Herstel van het bestreden besluit: vergoeding wegens de inkoop van netverliezen

57e. Op 21 augustus 2014 heeft het CBb een deel van het codewijzigingsbesluit van ACM

van 18 juli 2013 vernietigd (ECLI:NL:CBB:2014:319). Als gevolg van dit

codewijzigingsbesluit kwam de verantwoordelijkheid voor de inkoop van netverliezen gas per 1 januari 2015 bij de regionale netbeheerders te liggen. Door de vernietiging van dit deel van het codewijzigingsbesluit door het CBb bleef dit echter een

verantwoordelijkheid van de leveranciers.
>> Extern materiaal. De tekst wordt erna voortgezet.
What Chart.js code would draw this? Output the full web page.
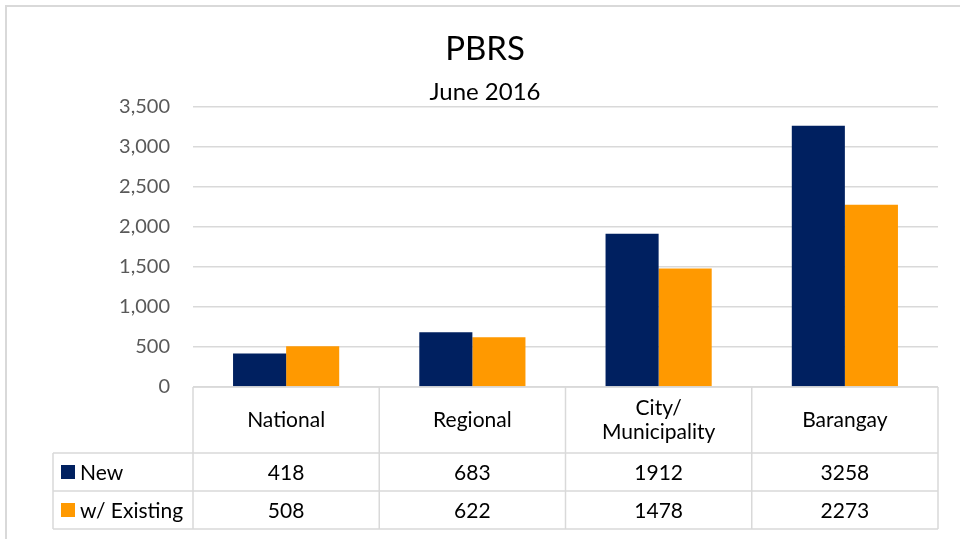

Het deel van het codewijzigingsbesluit dat betrekking heeft op de wijziging van de volumeherleiding is in stand gebleven.

57f. Met het oog op deze ontwikkeling is de vergoeding voor de inkoop van netverliezen, zoals

neergelegd in het eerste methodebesluit, inmiddels achterhaald geraakt en dient deze uit het eerste methodebesluit te worden geschrapt. ACM heeft het CBb daarom verzocht, en Westland en Netbeheer Nederland hebben zich bij dat verzoek aangesloten, om een bestuurlijke lus toe te passen, zodat ACM de gelegenheid krijgt om het eerste methodebesluit in die zin aan te passen. Het CBb heeft in de tussenuitspraak aan dat verzoek voldaan.

57g. In onderhavig gewijzigd methodebesluit wordt uitvoering gegeven aan de opdracht van het

CBb door de passages die zien op de vergoeding voor de inkoop van netverliezen te schrappen. Dit betekent het volgende:

- De aanpassing van de wegingsfactoren en de samengestelde output, om de prestaties

wat betreft de inkoop van netverliezen gas goed mee te wegen, wordt geschrapt (randnummers 155-165).